Behind the Boar-Helm: Examining Men and Performed Masculinity in Pre-Conquest England

Weese-Grubb, Anna, English - Graduate School of Arts and Sciences, University of Virginia
Hopkins, Stephen, AS-English (ENGL), University of Virginia

Through close readings, classical social theory, and Butlerian gender theory, this work examines the now-accepted image of hegemonic medieval masculinity. The poetic canon, through works like Beowulf, The Battle of Maldon, The Seafarer, The Wanderer, and Maxims, reveals an archive fixated on the heroic, stalwart man whose word and deed hold weight amongst his peers. Cynewulf and Cyneheard investigates a similar proposition in prose, grounding a man’s honor in his oath during times of political turmoil. Judith bars off masculine traits from access by women, thus introducing the explicit notion of gender roles. These interventions seemingly uphold a static image of pre-Conquest England, elevating men to their patriarchal status and enforcing misogynistic readings of these texts. This status quo, however, leaves us with the question of what to do with the moments of non-conformity. Whose masculinity is admirable? Whose attempts receive scribal and poetic critique? What does this mean for the form of pre-Conquest society?

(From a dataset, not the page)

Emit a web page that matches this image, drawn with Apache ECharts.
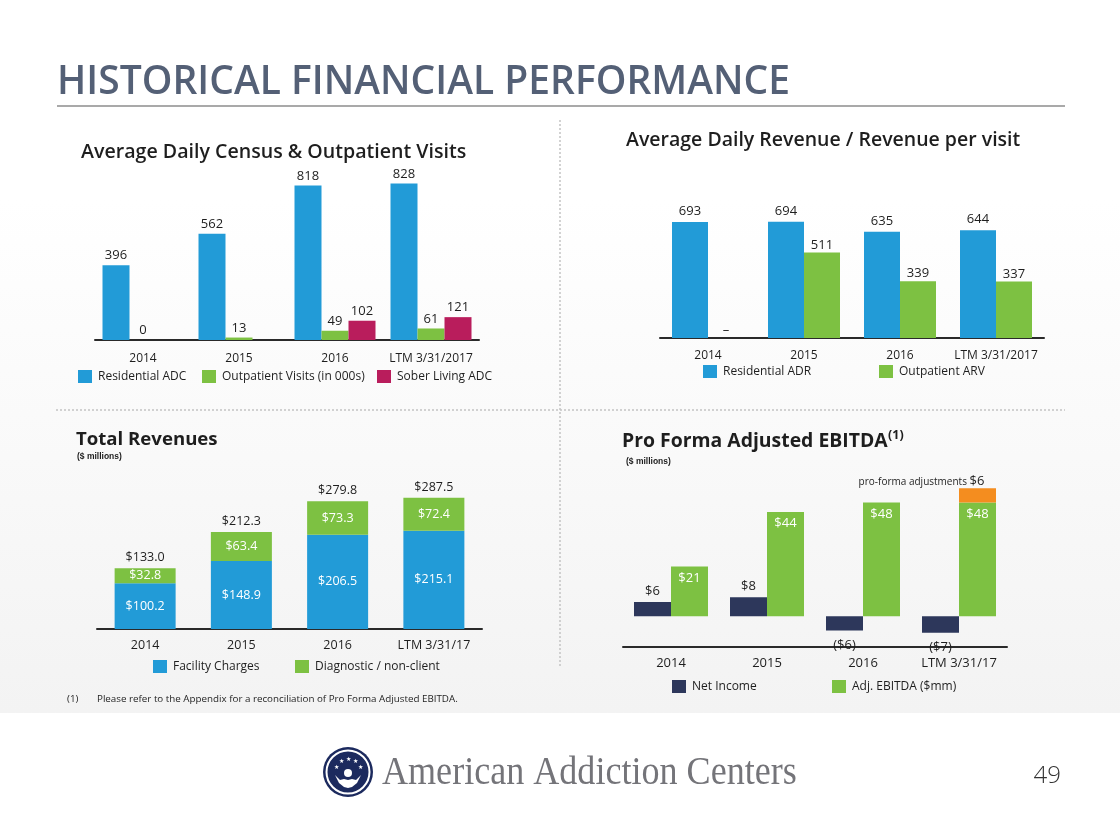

I argue that the Old English canon continually shatters the expectation of a static and unchanging masculinity by creating these works as representations of the ideal rather than the realistic man. Masculinity’s performance develops through constant negotiation and management of expectations; social pressures ebb and flow to influence the desired expression of traits in a multiple-theater war: self-perception, homosocial connections, heterosocial connections, political and legal duties, and religious expression. All these areas reveal the subtle shaping of expectations that form our modern perspective of medieval society.